Start….go on I dare you.

To get stuck in.  To begin. To take the leap.

Right.  OK.  Damn.

Just met another filmmaker in The Fields Beneath (best coffee in Kentish Town), and waxed lyrical about how the internet might just save us independent filmmakers.  “Imagine a future where we engage our communities as we develop a project!” I said.  “Where we can then reach out to that community and have them come and see our work!” I said.  “Where the line between commercial and art is no longer an issue because we have direct engagement with our audience!” I concluded.

Needless to say, he was a bit overwhelmed, probably because he just wanted a chilled chat, not one riddled with exclamation marks. But  perhaps, he also thought he could travel the world and explore his own projects and find a way to make that a viable plan……

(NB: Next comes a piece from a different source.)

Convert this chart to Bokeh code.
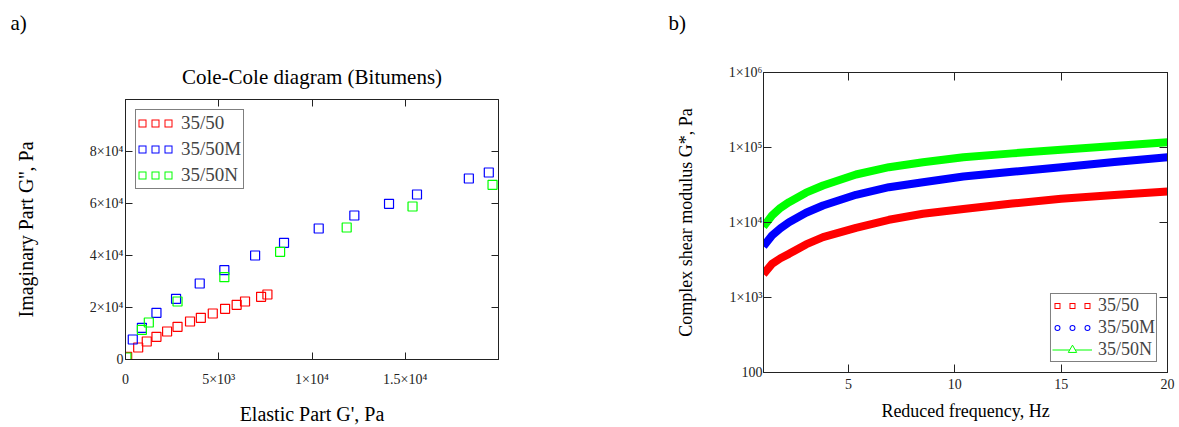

I walked home through the park (a poor excuse for a dog toilet) feeling pretty smug.  Yes.  That was worth passing on.

And then it dawned on me.  I have done NONE of what I suggested to him to do!  I hardly engage or share so how the hell do I know whether it works or not?!  When I think of the logistics it sounds crazy – so much content, so little to say, such a big sea, such a small voice.

So this is an experiment…let’s see what happens.


Over the last 5 years I have followed the likes of Ted Hope and Lance Weiler who all speak so hopefully about the fact we can make it on our own if we reach out and engage with our audience throughout the process.  I’ve also just read an awesome book Show Your Work by Austin Kleon who has changed my perspective and made me think about sharing in a different way.

  • I don’t want to or have to market. I want to engage a like minded community.
  • I don’t want to sell, I want to provide a valuable service.
  • I don’t want to spam, I want to share my process.


So – with this in mind. I bring you to my next venture:

I am going on an adventure from Argentina to Columbia to discover filmmakers out there.  In this blog I am going to tell this story.